Start Material shown

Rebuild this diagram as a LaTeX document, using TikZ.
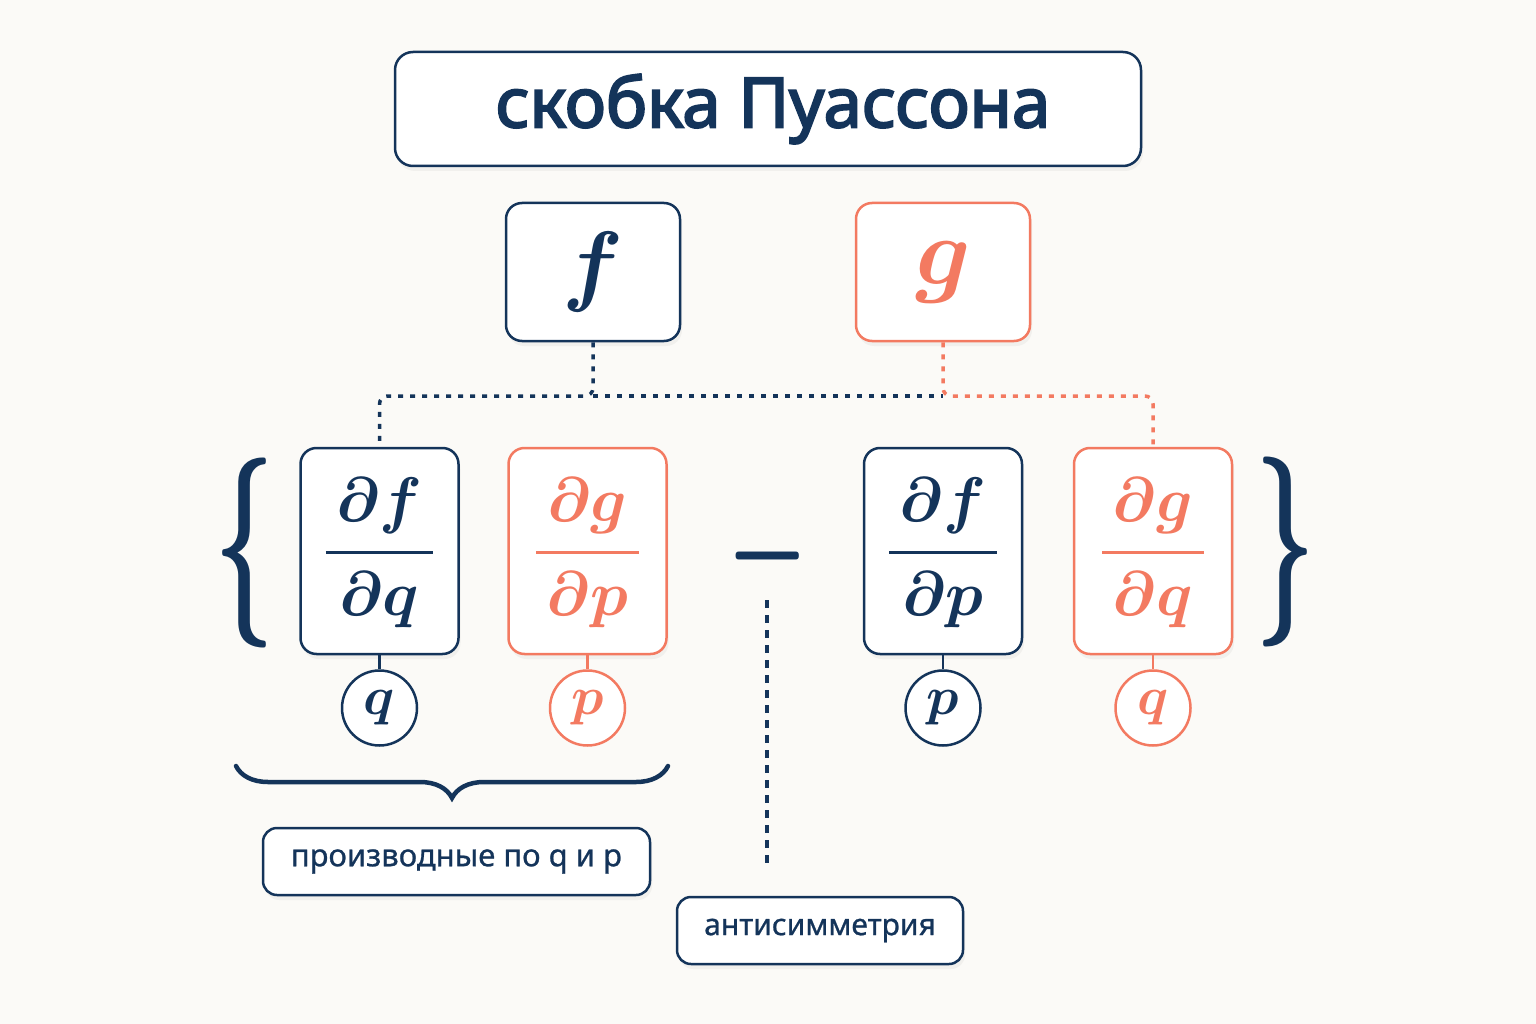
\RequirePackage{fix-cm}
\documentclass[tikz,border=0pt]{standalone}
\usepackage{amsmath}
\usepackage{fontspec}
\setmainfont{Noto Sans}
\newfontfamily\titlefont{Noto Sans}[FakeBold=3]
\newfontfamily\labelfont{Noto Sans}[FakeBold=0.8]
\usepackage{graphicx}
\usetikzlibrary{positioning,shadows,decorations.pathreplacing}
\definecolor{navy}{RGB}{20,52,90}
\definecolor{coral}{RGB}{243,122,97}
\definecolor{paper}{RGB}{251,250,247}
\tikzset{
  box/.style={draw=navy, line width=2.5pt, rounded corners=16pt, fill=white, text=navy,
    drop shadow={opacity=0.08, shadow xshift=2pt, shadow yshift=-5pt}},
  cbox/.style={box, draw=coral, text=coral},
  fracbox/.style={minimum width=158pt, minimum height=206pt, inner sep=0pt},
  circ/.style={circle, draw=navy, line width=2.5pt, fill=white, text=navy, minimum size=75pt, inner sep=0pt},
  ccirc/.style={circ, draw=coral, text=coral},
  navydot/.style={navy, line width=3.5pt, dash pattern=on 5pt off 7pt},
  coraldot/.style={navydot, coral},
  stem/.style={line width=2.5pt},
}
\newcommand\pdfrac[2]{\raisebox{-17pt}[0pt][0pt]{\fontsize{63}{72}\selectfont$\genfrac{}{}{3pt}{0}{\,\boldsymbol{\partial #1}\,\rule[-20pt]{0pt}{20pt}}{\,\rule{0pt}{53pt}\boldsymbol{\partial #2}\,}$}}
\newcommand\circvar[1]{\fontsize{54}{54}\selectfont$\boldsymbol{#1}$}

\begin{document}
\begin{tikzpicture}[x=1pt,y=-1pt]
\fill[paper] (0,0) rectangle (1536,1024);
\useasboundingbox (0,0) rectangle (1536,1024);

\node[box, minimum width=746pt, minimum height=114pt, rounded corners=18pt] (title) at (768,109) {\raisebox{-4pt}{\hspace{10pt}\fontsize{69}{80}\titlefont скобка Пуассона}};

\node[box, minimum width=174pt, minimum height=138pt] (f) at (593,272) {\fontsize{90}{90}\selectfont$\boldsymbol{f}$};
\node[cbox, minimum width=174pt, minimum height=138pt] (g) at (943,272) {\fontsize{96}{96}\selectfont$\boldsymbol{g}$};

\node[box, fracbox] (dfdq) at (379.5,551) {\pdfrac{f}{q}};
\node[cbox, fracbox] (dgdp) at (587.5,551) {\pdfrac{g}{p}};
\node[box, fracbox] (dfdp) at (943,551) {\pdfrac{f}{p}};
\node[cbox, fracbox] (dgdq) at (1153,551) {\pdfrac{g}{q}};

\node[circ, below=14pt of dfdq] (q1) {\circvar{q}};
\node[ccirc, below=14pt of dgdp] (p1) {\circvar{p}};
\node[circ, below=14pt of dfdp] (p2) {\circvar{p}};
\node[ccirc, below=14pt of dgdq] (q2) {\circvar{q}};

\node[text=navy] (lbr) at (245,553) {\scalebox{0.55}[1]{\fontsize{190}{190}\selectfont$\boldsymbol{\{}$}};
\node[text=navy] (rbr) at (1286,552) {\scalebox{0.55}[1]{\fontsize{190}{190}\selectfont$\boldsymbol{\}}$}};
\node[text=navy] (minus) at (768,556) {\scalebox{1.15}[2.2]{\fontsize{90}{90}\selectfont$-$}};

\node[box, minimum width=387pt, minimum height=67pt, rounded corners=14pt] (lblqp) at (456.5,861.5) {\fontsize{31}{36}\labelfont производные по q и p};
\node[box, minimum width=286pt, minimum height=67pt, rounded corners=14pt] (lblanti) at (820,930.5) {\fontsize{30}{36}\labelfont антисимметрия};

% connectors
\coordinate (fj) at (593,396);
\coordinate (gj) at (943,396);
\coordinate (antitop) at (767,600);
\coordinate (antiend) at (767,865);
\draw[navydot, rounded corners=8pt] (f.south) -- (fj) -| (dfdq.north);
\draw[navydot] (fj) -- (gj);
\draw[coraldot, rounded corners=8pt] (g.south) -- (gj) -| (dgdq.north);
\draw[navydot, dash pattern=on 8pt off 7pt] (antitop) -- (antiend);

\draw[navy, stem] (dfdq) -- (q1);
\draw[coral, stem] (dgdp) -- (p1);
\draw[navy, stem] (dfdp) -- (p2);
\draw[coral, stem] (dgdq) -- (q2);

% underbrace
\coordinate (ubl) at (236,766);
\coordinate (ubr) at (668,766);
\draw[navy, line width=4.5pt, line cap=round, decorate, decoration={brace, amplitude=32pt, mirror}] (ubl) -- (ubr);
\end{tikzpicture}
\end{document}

End Material shown
Start Material shown

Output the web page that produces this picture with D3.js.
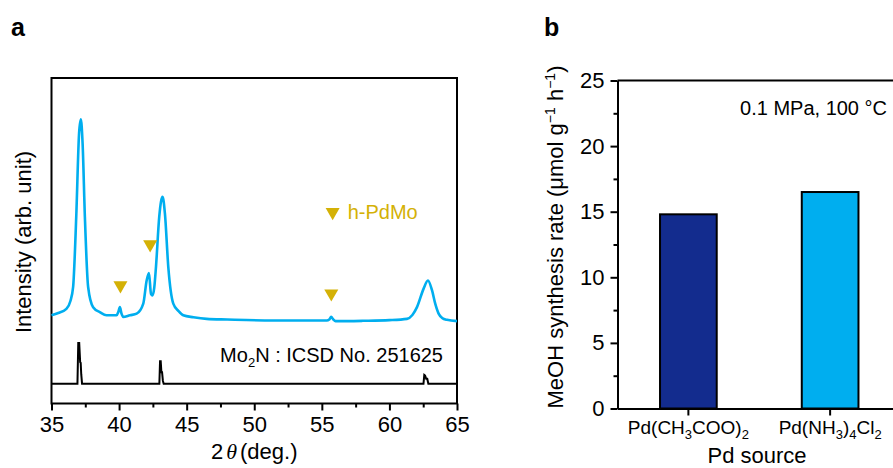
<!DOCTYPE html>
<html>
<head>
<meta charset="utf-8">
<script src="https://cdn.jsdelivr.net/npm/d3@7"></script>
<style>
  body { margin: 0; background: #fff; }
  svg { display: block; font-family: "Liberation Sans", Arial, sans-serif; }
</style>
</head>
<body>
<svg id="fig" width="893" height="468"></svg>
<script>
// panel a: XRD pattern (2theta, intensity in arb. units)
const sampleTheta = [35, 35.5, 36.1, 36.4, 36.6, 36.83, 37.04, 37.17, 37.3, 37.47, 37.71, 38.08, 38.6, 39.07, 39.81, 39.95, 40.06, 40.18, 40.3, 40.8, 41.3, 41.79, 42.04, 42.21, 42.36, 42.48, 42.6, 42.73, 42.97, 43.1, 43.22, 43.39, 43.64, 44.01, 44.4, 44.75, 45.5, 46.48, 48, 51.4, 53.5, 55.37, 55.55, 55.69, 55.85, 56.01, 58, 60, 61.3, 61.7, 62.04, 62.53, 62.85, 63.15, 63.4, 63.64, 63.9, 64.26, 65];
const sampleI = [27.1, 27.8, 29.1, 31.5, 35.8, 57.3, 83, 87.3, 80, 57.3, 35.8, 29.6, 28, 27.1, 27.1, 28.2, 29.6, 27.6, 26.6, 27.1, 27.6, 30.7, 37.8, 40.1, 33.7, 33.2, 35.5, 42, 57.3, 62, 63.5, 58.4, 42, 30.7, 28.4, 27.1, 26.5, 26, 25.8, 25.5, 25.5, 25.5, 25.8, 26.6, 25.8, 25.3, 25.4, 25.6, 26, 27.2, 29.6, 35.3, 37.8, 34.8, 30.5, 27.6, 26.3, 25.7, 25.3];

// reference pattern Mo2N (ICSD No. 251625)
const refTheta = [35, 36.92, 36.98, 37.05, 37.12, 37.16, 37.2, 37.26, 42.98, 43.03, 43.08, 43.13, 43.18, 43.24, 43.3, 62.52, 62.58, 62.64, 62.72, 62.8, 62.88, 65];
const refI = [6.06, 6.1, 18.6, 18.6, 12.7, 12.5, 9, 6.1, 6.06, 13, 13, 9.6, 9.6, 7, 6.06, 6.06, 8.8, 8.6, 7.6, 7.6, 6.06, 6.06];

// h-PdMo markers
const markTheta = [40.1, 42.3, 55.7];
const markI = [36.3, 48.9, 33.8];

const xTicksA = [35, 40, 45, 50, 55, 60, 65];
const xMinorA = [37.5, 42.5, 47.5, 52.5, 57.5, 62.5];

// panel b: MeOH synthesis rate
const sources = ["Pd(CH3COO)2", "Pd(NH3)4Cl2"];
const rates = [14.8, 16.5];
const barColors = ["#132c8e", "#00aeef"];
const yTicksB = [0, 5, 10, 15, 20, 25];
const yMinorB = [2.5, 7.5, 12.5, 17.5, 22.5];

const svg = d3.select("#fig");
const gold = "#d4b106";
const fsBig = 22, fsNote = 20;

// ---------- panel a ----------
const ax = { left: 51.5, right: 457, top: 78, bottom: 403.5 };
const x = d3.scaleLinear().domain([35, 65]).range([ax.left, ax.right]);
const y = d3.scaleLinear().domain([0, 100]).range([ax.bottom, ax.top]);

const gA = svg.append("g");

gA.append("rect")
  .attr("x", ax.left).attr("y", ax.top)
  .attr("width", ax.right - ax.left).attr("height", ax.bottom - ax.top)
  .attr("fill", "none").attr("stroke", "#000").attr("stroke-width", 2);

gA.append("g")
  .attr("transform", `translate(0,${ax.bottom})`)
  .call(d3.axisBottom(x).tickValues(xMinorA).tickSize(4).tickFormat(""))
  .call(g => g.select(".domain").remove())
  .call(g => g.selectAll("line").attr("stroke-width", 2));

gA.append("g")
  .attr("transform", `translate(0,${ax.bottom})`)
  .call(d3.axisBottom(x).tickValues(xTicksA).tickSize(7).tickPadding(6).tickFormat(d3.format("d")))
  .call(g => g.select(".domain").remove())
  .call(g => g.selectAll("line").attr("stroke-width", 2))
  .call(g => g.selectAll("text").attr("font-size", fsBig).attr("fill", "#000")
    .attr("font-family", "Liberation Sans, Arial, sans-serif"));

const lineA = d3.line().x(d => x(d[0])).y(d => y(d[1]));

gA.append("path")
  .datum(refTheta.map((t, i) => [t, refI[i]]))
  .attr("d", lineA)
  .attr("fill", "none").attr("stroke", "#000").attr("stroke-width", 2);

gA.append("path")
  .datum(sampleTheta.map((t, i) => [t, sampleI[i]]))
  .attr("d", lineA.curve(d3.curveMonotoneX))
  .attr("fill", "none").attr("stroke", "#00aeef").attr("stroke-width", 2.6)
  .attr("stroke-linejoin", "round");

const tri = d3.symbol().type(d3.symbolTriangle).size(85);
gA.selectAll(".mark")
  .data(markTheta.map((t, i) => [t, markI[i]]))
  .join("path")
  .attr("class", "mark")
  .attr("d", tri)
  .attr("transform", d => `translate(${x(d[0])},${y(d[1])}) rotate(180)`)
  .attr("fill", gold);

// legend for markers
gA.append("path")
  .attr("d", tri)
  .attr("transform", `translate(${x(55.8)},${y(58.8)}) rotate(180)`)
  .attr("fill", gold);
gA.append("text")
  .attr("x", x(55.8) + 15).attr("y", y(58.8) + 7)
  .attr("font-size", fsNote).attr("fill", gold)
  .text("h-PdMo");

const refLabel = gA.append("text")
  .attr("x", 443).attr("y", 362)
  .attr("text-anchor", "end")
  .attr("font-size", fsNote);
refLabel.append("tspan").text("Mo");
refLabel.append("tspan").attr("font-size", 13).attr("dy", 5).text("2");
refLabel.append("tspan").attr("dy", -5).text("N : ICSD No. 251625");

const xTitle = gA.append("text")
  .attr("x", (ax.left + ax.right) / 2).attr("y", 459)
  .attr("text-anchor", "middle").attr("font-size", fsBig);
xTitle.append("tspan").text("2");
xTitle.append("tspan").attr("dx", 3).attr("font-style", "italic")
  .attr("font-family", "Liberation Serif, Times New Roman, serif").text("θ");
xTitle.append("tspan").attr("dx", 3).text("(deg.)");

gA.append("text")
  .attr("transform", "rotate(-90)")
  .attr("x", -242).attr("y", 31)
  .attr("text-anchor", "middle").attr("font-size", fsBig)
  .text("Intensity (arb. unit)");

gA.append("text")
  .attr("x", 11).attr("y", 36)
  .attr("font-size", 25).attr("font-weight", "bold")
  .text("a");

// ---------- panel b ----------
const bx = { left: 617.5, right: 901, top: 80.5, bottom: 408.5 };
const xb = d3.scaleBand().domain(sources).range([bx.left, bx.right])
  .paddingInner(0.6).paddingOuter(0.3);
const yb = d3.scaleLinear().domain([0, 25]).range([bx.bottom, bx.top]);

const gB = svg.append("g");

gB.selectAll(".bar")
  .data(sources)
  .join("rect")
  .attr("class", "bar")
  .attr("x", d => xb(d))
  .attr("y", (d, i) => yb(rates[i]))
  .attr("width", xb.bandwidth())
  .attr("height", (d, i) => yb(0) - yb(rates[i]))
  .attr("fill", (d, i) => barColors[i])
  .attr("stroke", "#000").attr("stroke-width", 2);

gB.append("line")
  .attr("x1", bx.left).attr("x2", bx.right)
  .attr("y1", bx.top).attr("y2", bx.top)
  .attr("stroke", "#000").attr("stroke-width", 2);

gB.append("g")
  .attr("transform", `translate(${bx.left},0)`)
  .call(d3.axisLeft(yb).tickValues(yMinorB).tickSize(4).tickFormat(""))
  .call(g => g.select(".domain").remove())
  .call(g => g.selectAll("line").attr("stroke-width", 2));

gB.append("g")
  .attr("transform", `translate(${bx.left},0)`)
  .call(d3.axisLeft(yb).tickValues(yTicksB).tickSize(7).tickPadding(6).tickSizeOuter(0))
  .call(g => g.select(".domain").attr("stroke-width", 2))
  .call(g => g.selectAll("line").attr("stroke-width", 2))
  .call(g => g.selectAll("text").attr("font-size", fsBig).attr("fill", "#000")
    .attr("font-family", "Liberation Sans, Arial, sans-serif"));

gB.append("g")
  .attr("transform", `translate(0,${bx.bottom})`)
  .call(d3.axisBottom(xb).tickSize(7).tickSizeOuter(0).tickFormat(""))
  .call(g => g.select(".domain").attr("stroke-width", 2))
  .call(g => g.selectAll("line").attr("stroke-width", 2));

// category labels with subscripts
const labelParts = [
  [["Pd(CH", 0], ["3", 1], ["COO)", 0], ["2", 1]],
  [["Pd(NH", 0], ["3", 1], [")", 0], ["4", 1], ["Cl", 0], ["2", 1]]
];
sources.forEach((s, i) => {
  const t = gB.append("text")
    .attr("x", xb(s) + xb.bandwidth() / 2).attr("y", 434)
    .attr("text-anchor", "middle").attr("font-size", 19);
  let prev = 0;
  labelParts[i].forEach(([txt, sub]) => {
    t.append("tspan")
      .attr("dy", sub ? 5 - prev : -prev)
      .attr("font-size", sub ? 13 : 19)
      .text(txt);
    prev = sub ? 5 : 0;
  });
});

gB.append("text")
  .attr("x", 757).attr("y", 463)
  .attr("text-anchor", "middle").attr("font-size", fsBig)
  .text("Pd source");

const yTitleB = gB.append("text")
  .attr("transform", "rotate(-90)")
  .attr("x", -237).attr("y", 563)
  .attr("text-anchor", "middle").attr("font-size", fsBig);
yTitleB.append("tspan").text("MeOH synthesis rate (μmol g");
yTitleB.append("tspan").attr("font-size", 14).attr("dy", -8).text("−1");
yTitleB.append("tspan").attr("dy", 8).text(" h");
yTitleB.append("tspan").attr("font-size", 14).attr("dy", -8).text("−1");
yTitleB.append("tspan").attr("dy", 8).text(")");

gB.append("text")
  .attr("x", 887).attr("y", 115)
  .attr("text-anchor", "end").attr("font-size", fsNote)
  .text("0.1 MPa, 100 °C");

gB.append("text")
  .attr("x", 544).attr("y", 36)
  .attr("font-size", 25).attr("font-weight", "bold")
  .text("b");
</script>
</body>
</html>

End Material shown

→ What you need to do: Copy, exactly as they stand, the lines from the one that holds "Output the web" to the one that holds "const markI = [36.3, 48.9, 33.8];", both included, and drop every picture.

→ Response below:
Output the web page that produces this picture with D3.js.
<!DOCTYPE html>
<html>
<head>
<meta charset="utf-8">
<script src="https://cdn.jsdelivr.net/npm/d3@7"></script>
<style>
  body { margin: 0; background: #fff; }
  svg { display: block; font-family: "Liberation Sans", Arial, sans-serif; }
</style>
</head>
<body>
<svg id="fig" width="893" height="468"></svg>
<script>
// panel a: XRD pattern (2theta, intensity in arb. units)
const sampleTheta = [35, 35.5, 36.1, 36.4, 36.6, 36.83, 37.04, 37.17, 37.3, 37.47, 37.71, 38.08, 38.6, 39.07, 39.81, 39.95, 40.06, 40.18, 40.3, 40.8, 41.3, 41.79, 42.04, 42.21, 42.36, 42.48, 42.6, 42.73, 42.97, 43.1, 43.22, 43.39, 43.64, 44.01, 44.4, 44.75, 45.5, 46.48, 48, 51.4, 53.5, 55.37, 55.55, 55.69, 55.85, 56.01, 58, 60, 61.3, 61.7, 62.04, 62.53, 62.85, 63.15, 63.4, 63.64, 63.9, 64.26, 65];
const sampleI = [27.1, 27.8, 29.1, 31.5, 35.8, 57.3, 83, 87.3, 80, 57.3, 35.8, 29.6, 28, 27.1, 27.1, 28.2, 29.6, 27.6, 26.6, 27.1, 27.6, 30.7, 37.8, 40.1, 33.7, 33.2, 35.5, 42, 57.3, 62, 63.5, 58.4, 42, 30.7, 28.4, 27.1, 26.5, 26, 25.8, 25.5, 25.5, 25.5, 25.8, 26.6, 25.8, 25.3, 25.4, 25.6, 26, 27.2, 29.6, 35.3, 37.8, 34.8, 30.5, 27.6, 26.3, 25.7, 25.3];

// reference pattern Mo2N (ICSD No. 251625)
const refTheta = [35, 36.92, 36.98, 37.05, 37.12, 37.16, 37.2, 37.26, 42.98, 43.03, 43.08, 43.13, 43.18, 43.24, 43.3, 62.52, 62.58, 62.64, 62.72, 62.8, 62.88, 65];
const refI = [6.06, 6.1, 18.6, 18.6, 12.7, 12.5, 9, 6.1, 6.06, 13, 13, 9.6, 9.6, 7, 6.06, 6.06, 8.8, 8.6, 7.6, 7.6, 6.06, 6.06];

// h-PdMo markers
const markTheta = [40.1, 42.3, 55.7];
const markI = [36.3, 48.9, 33.8];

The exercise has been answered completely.